The friend, Edward Upward (Chalmers) in the book and Isherwood, fast friends for years, made a game between them of the fictional village of Mortmere, a place of horror and wonder under the surface of English country life. I was delighted, having read the entertaining account of how the stories were written to discover that they were, eventually, published (more of which at the ever wonderful Bookkake), but in Lions and Shadows perhaps the most wonderful part of the whole business are the:


"utterly fantastic plans for the edition-de-luxe: it was to be illustrated, we said, with real oil paintings, brasses, carvings in ivory or wood; fireworks would explode to emphasize important points in the narrative; a tiny gramophone sewn into the cover would accompany the descriptive passages with emotional airs; all the dialogue would be actually spoken; the different pages would smell appropriately, according to their subject-matter, of grave-clothes, manure, delicious food, burning hair, chloroform or expensive scent.

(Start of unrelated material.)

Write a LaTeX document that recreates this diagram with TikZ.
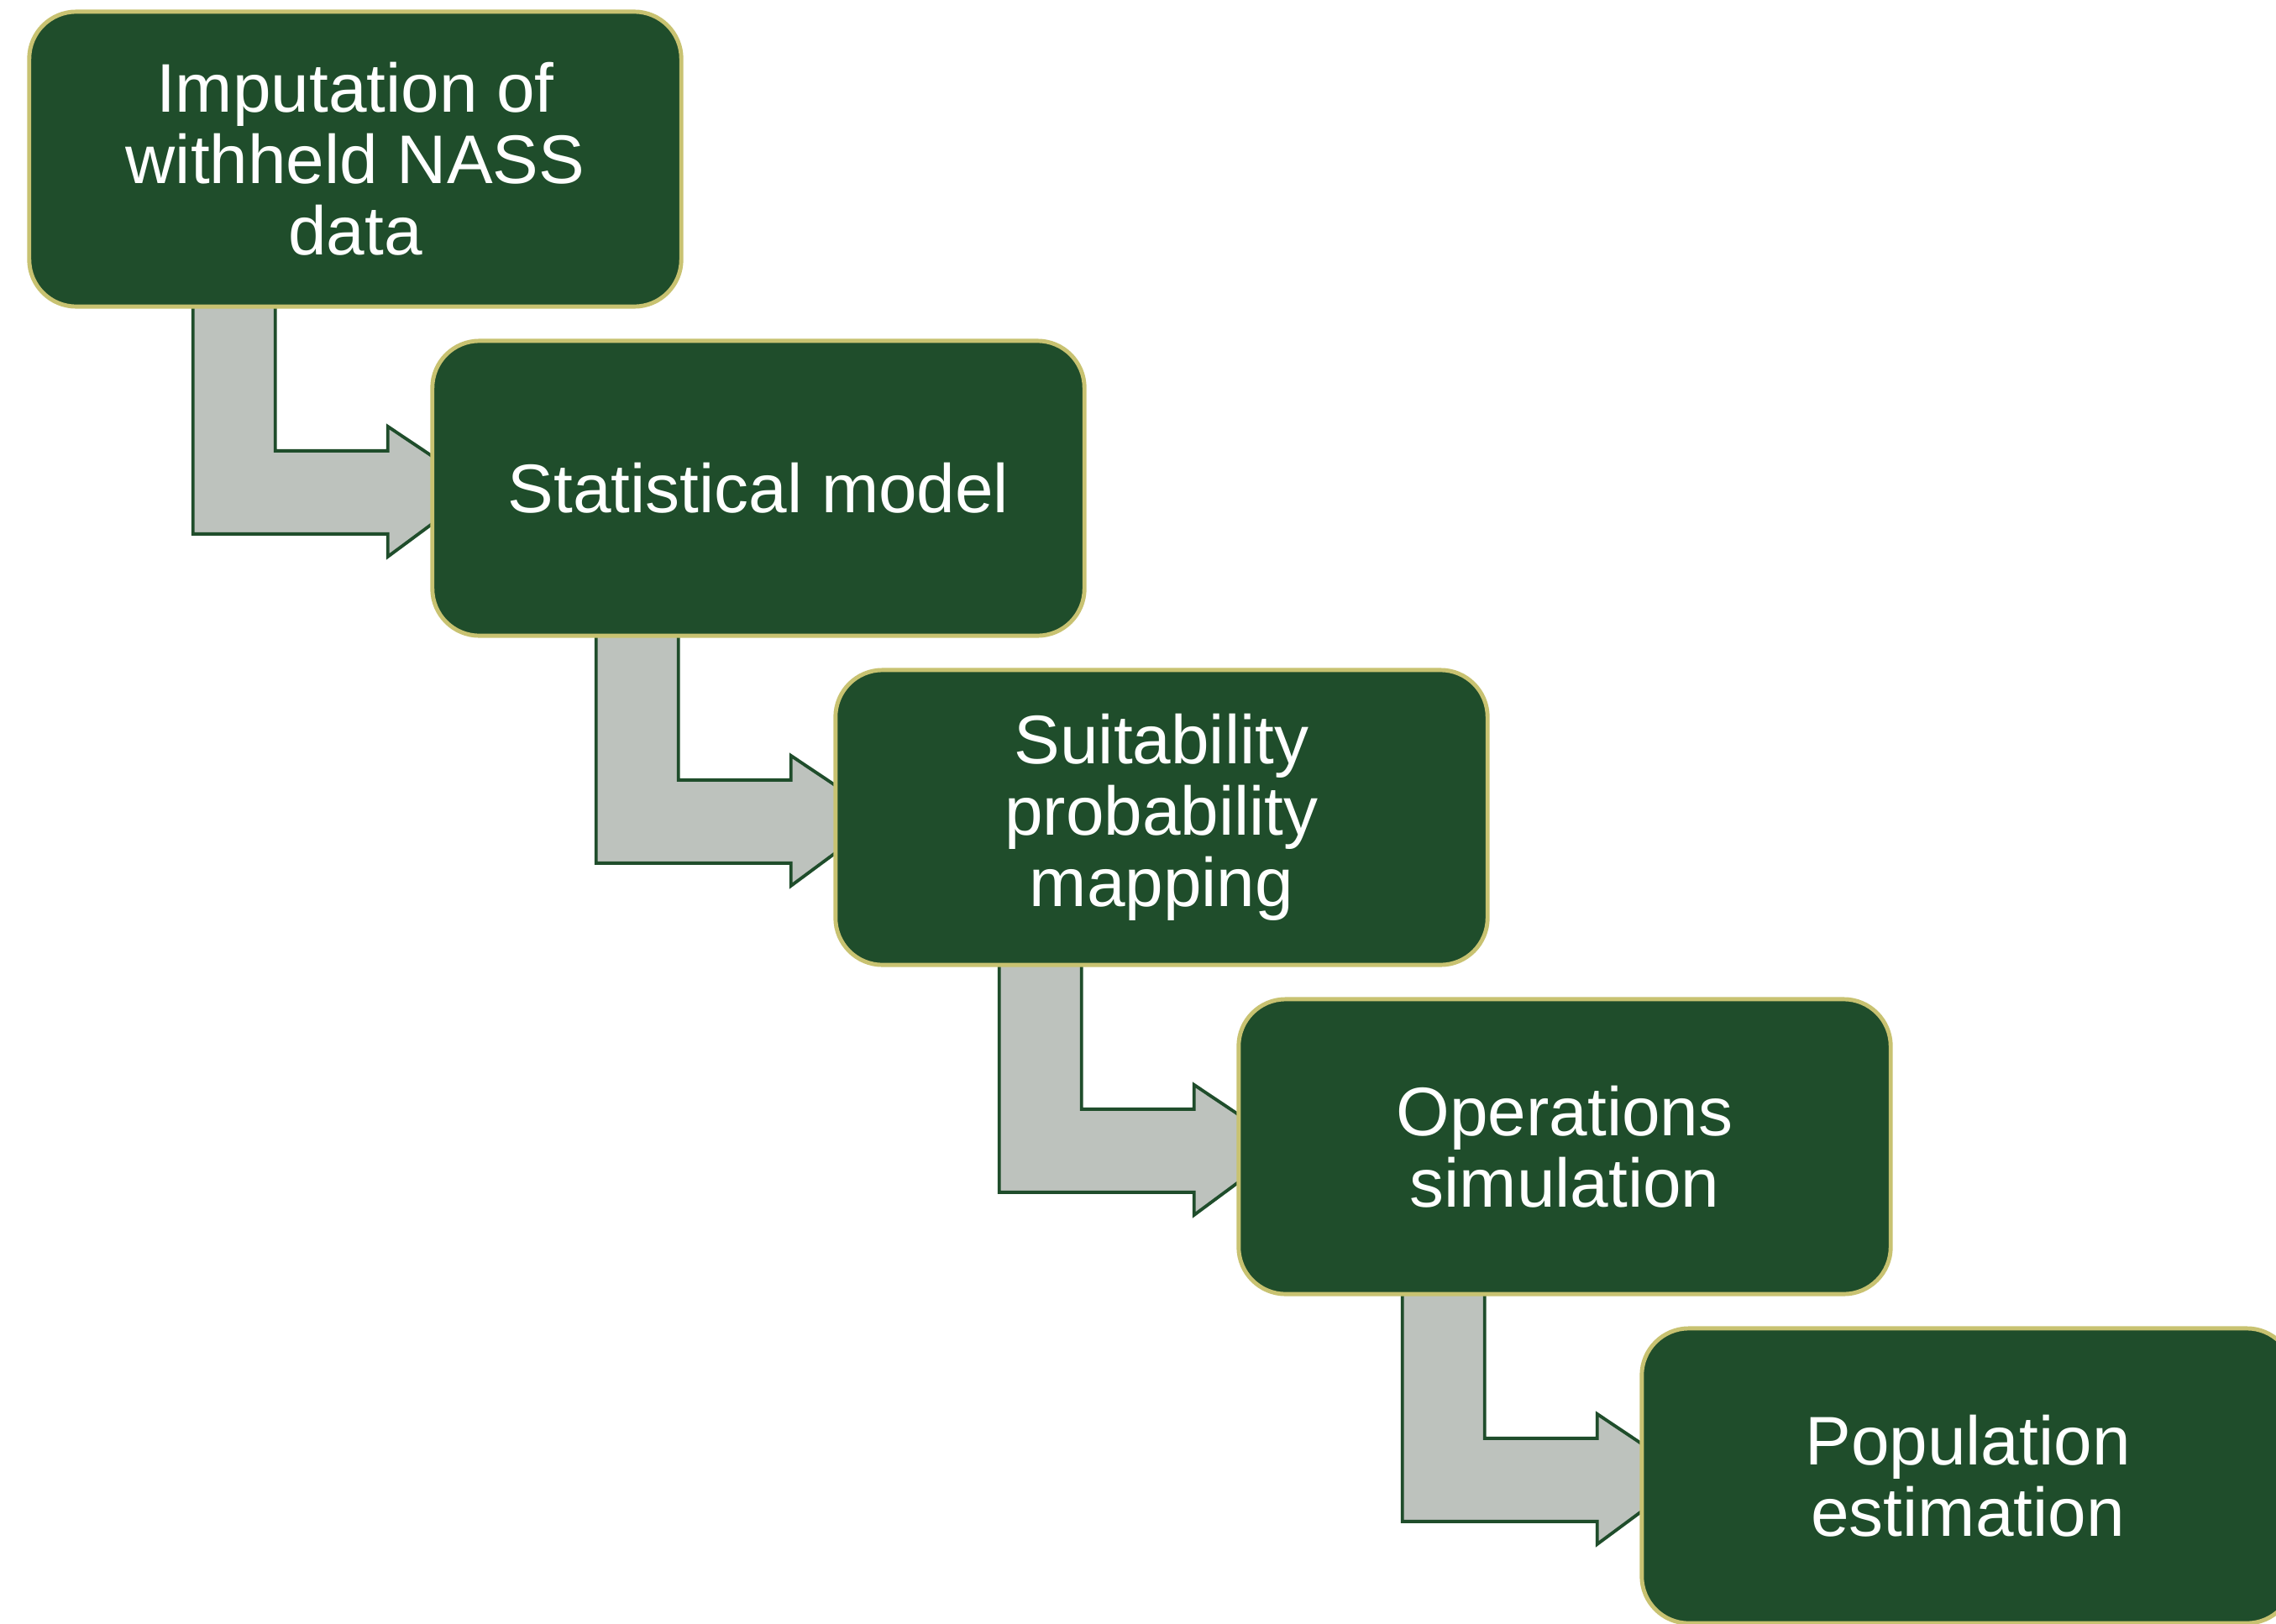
\documentclass[tikz,border=0pt]{standalone}
\usepackage{fontspec}
\setmainfont{Liberation Sans}
\usetikzlibrary{calc,backgrounds}
\definecolor{boxgreen}{HTML}{1F4D2B}
\definecolor{boxrim}{HTML}{C8C271}
\definecolor{arrowgray}{HTML}{BDC2BD}
\tikzset{
  stepbox/.style={draw=boxrim, line width=1.4pt, fill=boxgreen, rounded corners=5.6mm,
    minimum width=7.76cm, minimum height=3.51cm, inner sep=0pt, outer sep=0pt,
    align=center, text=white, font=\fontsize{23.3}{24.2}\selectfont},
  flowarrow/.style={draw=boxgreen, line width=1.1pt, fill=arrowgray, line join=miter}
}
\begin{document}
\begin{tikzpicture}[x=0.01cm,y=-0.01cm]
\useasboundingbox (0,0) rectangle (2710,1933);
\clip (0,0) rectangle (2710,1933);
\node[stepbox] (b1) at (423,189.5) {Imputation of\\withheld NASS\\data};
\node[stepbox] (b2) at (903,581.5) {Statistical model};
\node[stepbox] (b3) at (1383,973.5) {Suitability\\probability\\mapping};
\node[stepbox] (b4) at (1863,1365.5) {Operations\\simulation};
\node[stepbox] (b5) at (2343,1757.5) {Population\\estimation};
\begin{scope}[on background layer]
\foreach \a/\b in {b1/b2,b2/b3,b3/b4,b4/b5}{
  \draw[flowarrow] ($(\a.north west)+(195,340)$) -- ($(\a.north west)+(195,622)$)
    -- ($(\a.north west)+(427,622)$) -- ($(\a.north west)+(427,649)$)
    -- ($(\b.west)+(57,0)$) -- ($(\a.north west)+(427,494)$)
    -- ($(\a.north west)+(427,523)$) -- ($(\a.north west)+(293,523)$)
    -- ($(\a.north west)+(293,340)$) -- cycle;
}
\end{scope}
\end{tikzpicture}
\end{document}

All copies would be distributed free. Our friends would find attached to the last page, a pocket containing bank notes and jewels; our enemies, on reaching the end of the book, would be shot dead by a revolver concealed in the lining."


Brilliant! Isherwood deserves to be more widely read and if all it takes to prompt a wider audience is a flash of Nicholas Hoult's bottom then all to the good I say.